Even though she told judges she had been forced to give the “confessions” by her interrogators, Davand was sentenced to a total of over four years in prison and 30 lashes for “disturbing public order” and “gathering and colluding to commit crimes against national security”.
A 77-page report by the international human rights organisation, published Tuesday, details the mass arrests, disappearances and torture of protesters, journalists and human rights defenders after protests triggered by a government fuel price hike spread across Iran in November.
“This litany of crimes and violations, committed with total impunity, has been accompanied by a wave of forced televised ‘confessions’ in state propaganda videos, and grotesque statements from top officials who have praised intelligence and security forces as heroes for their role in the brutal crackdown," said Diana Eltahawy, Amnesty International’s Deputy Regional Director for the Middle East and North Africa.
The fuel price hike, years planned but suddenly implemented, came amid growing economic pressure on the country, partly as a result of US economic sanctions. With poverty and unemployment widespread, more than 70 percent of Iran's population receive financial assistance from the government.
Protest demands expanded to call for regime change, sparking panic in the corridors of power in Tehran. Tens of thousands of members of the Islamic Revolutionary Guard Corps (IRGC) and the Basij, an IRGC-linked paramilitary force, launching a vicious crackdown in which an estimated 500 to 1,500 people were killed.
Amnesty said that more than 7,000 people – including children as young as 10 – had been arrested during an after the protests. Though most of the arrests were conducted over the course of the unrest, mass arrests continued in the weeks that followed, the report said. Arrests were violent, with security forces “beating protesters and shoving them into vans,” it added.
The extensive list of methods of torture exacted on detainees in the report included electric shocks, waterboarding, mock executions, and forcible extraction of the nails from fingers or toes. In some cases, pressure was placed on protesters to give forced confessions.
Security authorities would also harass and intimidate the families of hidden protesters in order to hand themselves to the security forces.
“Much less visible has been the catalogue of cruelty meted out to detainees and their families by Iranian officials away from the public eye,” Eltahawy said.
Many detainees were subjected to enforced disappearance for days, weeks, or even months, the report said. Detainees who were disappeared were usually detained in secret prisons or facilities, which are supervised by security and intelligence bodies including the Ministry of Intelligence and the IRGC.

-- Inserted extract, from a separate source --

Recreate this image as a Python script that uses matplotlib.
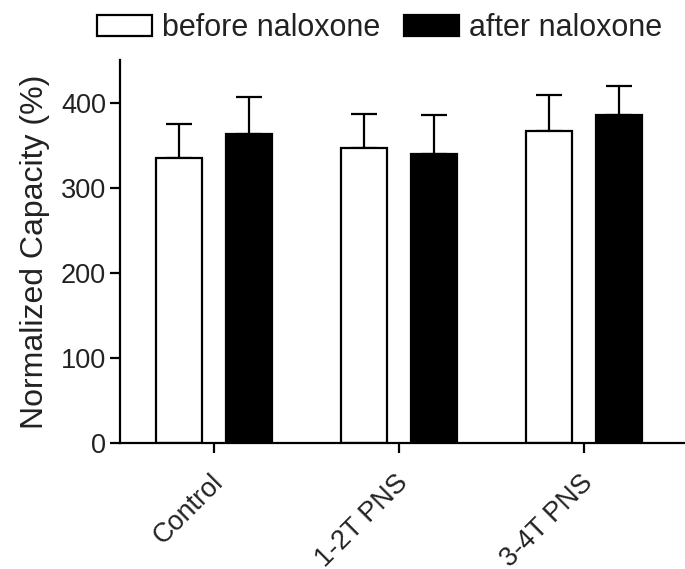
import matplotlib
matplotlib.use("Agg")
import matplotlib.pyplot as plt
import matplotlib.transforms as mtransforms
import numpy as np

plt.rcParams['font.family'] = ['Liberation Sans', 'DejaVu Sans']

groups = ['Control', '1-2T PNS', '3-4T PNS']
before = [335, 347, 367]
before_err = [40, 40, 42]
after = [363, 340, 385]
after_err = [44, 45, 35]

fig = plt.figure(figsize=(6.85, 5.69), dpi=100)
ax = fig.add_axes([0.175, 0.2214, 0.825, 0.673])

x = np.arange(len(groups))
w = 0.25
off = 0.19
ax.bar(x - off, before, w, color='white', edgecolor='black', linewidth=1.6,
       label='before naloxone', zorder=2)
ax.bar(x + off, after, w, color='black', edgecolor='black', linewidth=1.6,
       label='after naloxone', zorder=2)
ax.errorbar(x - off, before, yerr=[np.zeros(3), before_err], fmt='none',
            ecolor='black', elinewidth=1.6, capsize=9.5, capthick=1.6, zorder=1)
ax.errorbar(x + off, after, yerr=[np.zeros(3), after_err], fmt='none',
            ecolor='black', elinewidth=1.6, capsize=9.5, capthick=1.6, zorder=1)

ax.set_xlim(-0.508, 2.546)
ax.set_ylim(0, 450)
ax.set_yticks([0, 100, 200, 300, 400])
ax.set_xticks(x)
ax.set_xticklabels(groups, rotation=45, ha='right', va='top',
                   rotation_mode='anchor')
ax.tick_params(axis='both', labelsize=19.5, width=1.6, length=7, color='black',
               labelcolor='#222222')
ax.tick_params(axis='x', pad=12)
ax.tick_params(axis='y', pad=3)
# nudge rotated labels a little to the left
shift = mtransforms.ScaledTranslation(-4 / 100, 0, fig.dpi_scale_trans)
for lab in ax.get_xticklabels():
    lab.set_transform(lab.get_transform() + shift)
ax.spines['top'].set_visible(False)
ax.spines['right'].set_visible(False)
ax.spines['left'].set_linewidth(1.6)
ax.spines['bottom'].set_linewidth(1.6)
ax.set_ylabel('Normalized Capacity (%)', fontsize=23, color='#222222', labelpad=8)

fig.legend(loc='upper left', bbox_to_anchor=(0.1416, 0.977), ncol=2, frameon=False,
           fontsize=22, handlelength=1.8, handleheight=0.71, handletextpad=0.32,
           columnspacing=0.8, borderpad=0, borderaxespad=0,
           labelcolor='#222222')

fig.savefig('out.png', dpi=100)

The organisation said it had recorded the names and details of more than 500 people who have been subjected to unfair criminal proceedings in connection with the protests.
Fatemeh Davand, a Kurdish woman from the city of Bukan, West Azerbaijan province was arrested on November 17, 2019 by ministry of intelligence agents. She was held incommunicado at a detention center in Urmia for two weeks, “where she was denied food for several days and interrogated by agents of the ministry of intelligence without a lawyer present,” the report reads.

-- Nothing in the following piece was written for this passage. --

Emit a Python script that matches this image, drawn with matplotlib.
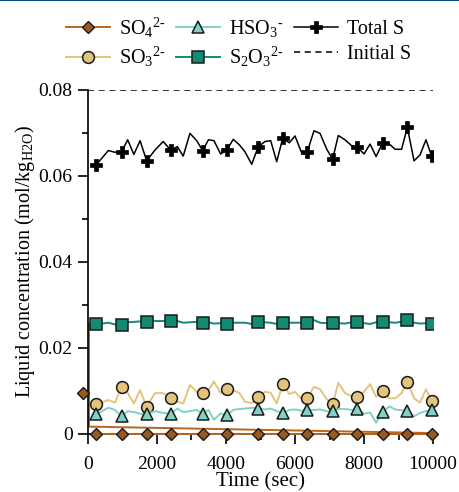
import matplotlib
matplotlib.use("Agg")
import matplotlib.pyplot as plt
from matplotlib.lines import Line2D

plt.rcParams['font.family'] = ['Liberation Serif', 'DejaVu Serif']
plt.rcParams['mathtext.fontset'] = 'custom'
plt.rcParams['mathtext.rm'] = 'Liberation Serif'
plt.rcParams['mathtext.it'] = 'Liberation Serif:italic'

# time grid (sec) shared by all series
time = [230, 590, 780, 975, 1150, 1330, 1510, 1700, 1940, 2180, 2395, 2590, 2760,
        2955, 3150, 3325, 3490, 3650, 3845, 4020, 4210, 4390, 4550, 4745, 4935,
        5130, 5295, 5470, 5645, 5835, 6000, 6195, 6355, 6550, 6725, 6920, 7090,
        7255, 7450, 7645, 7805, 8000, 8175, 8350, 8540, 8735, 8900, 9090, 9255,
        9450, 9625, 9795, 9960]
marker_idx = [0, 3, 7, 10, 15, 19, 24, 28, 32, 36, 40, 44, 48, 52]

total_s = [0.0625, 0.0659, 0.0655, 0.0656, 0.0684, 0.0650, 0.0682, 0.0635, 0.0660,
           0.0680, 0.0660, 0.0668, 0.0646, 0.0699, 0.0682, 0.0659, 0.0684, 0.0682,
           0.0651, 0.0660, 0.0685, 0.0672, 0.0656, 0.0627, 0.0668, 0.0680, 0.0682,
           0.0633, 0.0688, 0.0677, 0.0693, 0.0653, 0.0656, 0.0705, 0.0699, 0.0662,
           0.0639, 0.0694, 0.0684, 0.0670, 0.0667, 0.0651, 0.0674, 0.0645, 0.0677,
           0.0674, 0.0662, 0.0662, 0.0713, 0.0635, 0.0649, 0.0684, 0.0646]

s2o3 = [0.0254, 0.0258, 0.0254, 0.0253, 0.0259, 0.0260, 0.0261, 0.0260, 0.0262,
        0.0262, 0.0263, 0.0262, 0.0258, 0.0259, 0.0260, 0.0258, 0.0259, 0.0256,
        0.0257, 0.0255, 0.0258, 0.0258, 0.0258, 0.0255, 0.0259, 0.0259, 0.0258,
        0.0255, 0.0258, 0.0258, 0.0258, 0.0258, 0.0258, 0.0264, 0.0258, 0.0257,
        0.0258, 0.0257, 0.0256, 0.0259, 0.0259, 0.0257, 0.0255, 0.0259, 0.0260,
        0.0259, 0.0258, 0.0260, 0.0264, 0.0258, 0.0256, 0.0257, 0.0254]

so3 = [0.0068, 0.0078, 0.0072, 0.0109, 0.0094, 0.0070, 0.0101, 0.0062, 0.0094,
       0.0094, 0.0083, 0.0074, 0.0070, 0.0113, 0.0097, 0.0094, 0.0101, 0.0121,
       0.0094, 0.0103, 0.0101, 0.0094, 0.0074, 0.0071, 0.0084, 0.0097, 0.0095,
       0.0070, 0.0115, 0.0092, 0.0097, 0.0080, 0.0082, 0.0109, 0.0103, 0.0080,
       0.0068, 0.0118, 0.0094, 0.0087, 0.0086, 0.0097, 0.0115, 0.0086, 0.0099,
       0.0082, 0.0082, 0.0094, 0.0121, 0.0082, 0.0072, 0.0103, 0.0076]

hso3 = [0.0045, 0.0060, 0.0055, 0.0040, 0.0052, 0.0050, 0.0046, 0.0045, 0.0052,
        0.0048, 0.0046, 0.0058, 0.0050, 0.0052, 0.0055, 0.0045, 0.0055, 0.0032,
        0.0047, 0.0042, 0.0055, 0.0057, 0.0058, 0.0060, 0.0058, 0.0056, 0.0058,
        0.0052, 0.0047, 0.0055, 0.0056, 0.0053, 0.0054, 0.0055, 0.0056, 0.0052,
        0.0052, 0.0057, 0.0057, 0.0055, 0.0056, 0.0046, 0.0049, 0.0025, 0.0050,
        0.0063, 0.0056, 0.0054, 0.0052, 0.0040, 0.0048, 0.0052, 0.0054]

so4 = [0.0] * len(time)
so4_start_t = [-150]
so4_start = [0.0094]
so4_trend_t = [30, 30, 10000]
so4_trend = [0.0256, 0.0016, 0.0001]

initial_s = 0.08

lab_so4 = 'SO$_4$$^{2\\text{-}}$'
lab_so3 = 'SO$_3$$^{2\\text{-}}$'
lab_hso3 = 'HSO$_3$$^{\\text{-}}$'
lab_s2o3 = 'S$_2$O$_3$$^{2\\text{-}}$'

c_so4 = '#9a5a1f'
c_so4_line = '#b8661f'
c_so3 = '#e4c47c'
c_hso3 = '#7fd3c4'
c_s2o3 = '#138b74'

fig = plt.figure(figsize=(4.59, 4.92), dpi=100)
ax = fig.add_axes([0.1917, 0.1189, 0.7517, 0.6982])

ax.plot(so4_trend_t, so4_trend, color=c_so4_line, lw=1.4, zorder=2)
ax.plot([0, 10000], [initial_s, initial_s], color='black', linestyle=(0, (4, 3)),
        lw=1.1, label='Initial S', zorder=2)
ax.plot(time, total_s, color='black', lw=1.1, marker='P', markersize=9,
        markevery=marker_idx, markerfacecolor='black', markeredgecolor='black',
        markeredgewidth=0.5, label='Total S', zorder=3)
ax.plot(time, s2o3, color=c_s2o3, lw=1.4, marker='s', markersize=8,
        markevery=marker_idx, markerfacecolor=c_s2o3, markeredgecolor='#1a1a1a',
        markeredgewidth=1.1, label=lab_s2o3, zorder=3)
ax.plot(time, so3, color=c_so3, lw=1.4, marker='o', markersize=8.5,
        markevery=marker_idx, markerfacecolor=c_so3, markeredgecolor='#1a1a1a',
        markeredgewidth=1.1, label=lab_so3, zorder=3, clip_on=False)
ax.plot(time, hso3, color=c_hso3, lw=1.4, marker='^', markersize=8,
        markevery=marker_idx, markerfacecolor=c_hso3, markeredgecolor='#1a1a1a',
        markeredgewidth=1.1, label=lab_hso3, zorder=3, clip_on=False)
ax.plot(time, so4, color=c_so4_line, lw=1.4, marker='D', markersize=6.5,
        markevery=marker_idx, markerfacecolor=c_so4, markeredgecolor='#1a1a1a',
        markeredgewidth=1.0, label=lab_so4, zorder=4, clip_on=False)
ax.plot(so4_start_t, so4_start, linestyle='none', marker='D', markersize=6.5,
        markerfacecolor=c_so4, markeredgecolor='#1a1a1a', markeredgewidth=1.0,
        zorder=4, clip_on=False)

ax.set_xlim(0, 10000)
ax.set_ylim(0, 0.08)
ax.set_xticks([0, 2000, 4000, 6000, 8000, 10000])
ax.set_xticks(range(1000, 10000, 2000), minor=True)
ax.set_yticks([0, 0.02, 0.04, 0.06, 0.08])
ax.set_yticklabels(['0', '0.02', '0.04', '0.06', '0.08'])
ax.set_yticks([0.01, 0.03, 0.05, 0.07], minor=True)

for side in ['top', 'right']:
    ax.spines[side].set_visible(False)
for side in ['left', 'bottom']:
    ax.spines[side].set_linewidth(1.2)
ax.tick_params(which='major', direction='out', length=7, width=1.2, labelsize=14, pad=4)
ax.tick_params(which='minor', direction='out', length=4, width=1.2)
ax.tick_params(axis='x', which='major', pad=9)

ax.set_xlabel('Time (sec)', fontsize=15, labelpad=0)
ax.set_ylabel('Liquid concentration (mol/kg$_{\\mathrm{H2O}}$)', fontsize=14.5, labelpad=1)

handles, labels = ax.get_legend_handles_labels()
order = [lab_so4, lab_so3, lab_hso3, lab_s2o3, 'Total S', 'Initial S']
hl = dict(zip(labels, handles))
fig.legend([hl[k] for k in order], order, ncol=3, loc='upper center',
           bbox_to_anchor=(0.52, 0.985), frameon=False, fontsize=14.5,
           handlelength=2.2, columnspacing=0.5, handletextpad=0.45,
           labelspacing=0.28, borderaxespad=0)

fig.add_artist(Line2D([0, 1], [0.999, 0.999], color='#0b4a8b', lw=1.5,
                      transform=fig.transFigure))

fig.savefig('out.png', dpi=100)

Davand was forced to make false confession under torture and other ill-treatment, including deprivation of food and coercive tactics such as false promises that she would be released the following day. She was denied access to her family until early December, when she was permitted a single visit until her release on 25 March 2020.
Even though she told judges she had been forced to give the “confessions” by her interrogators, Davand was sentenced to a total of over four years in prison and 30 lashes for “disturbing public order” and “gathering and colluding to commit crimes against national security”.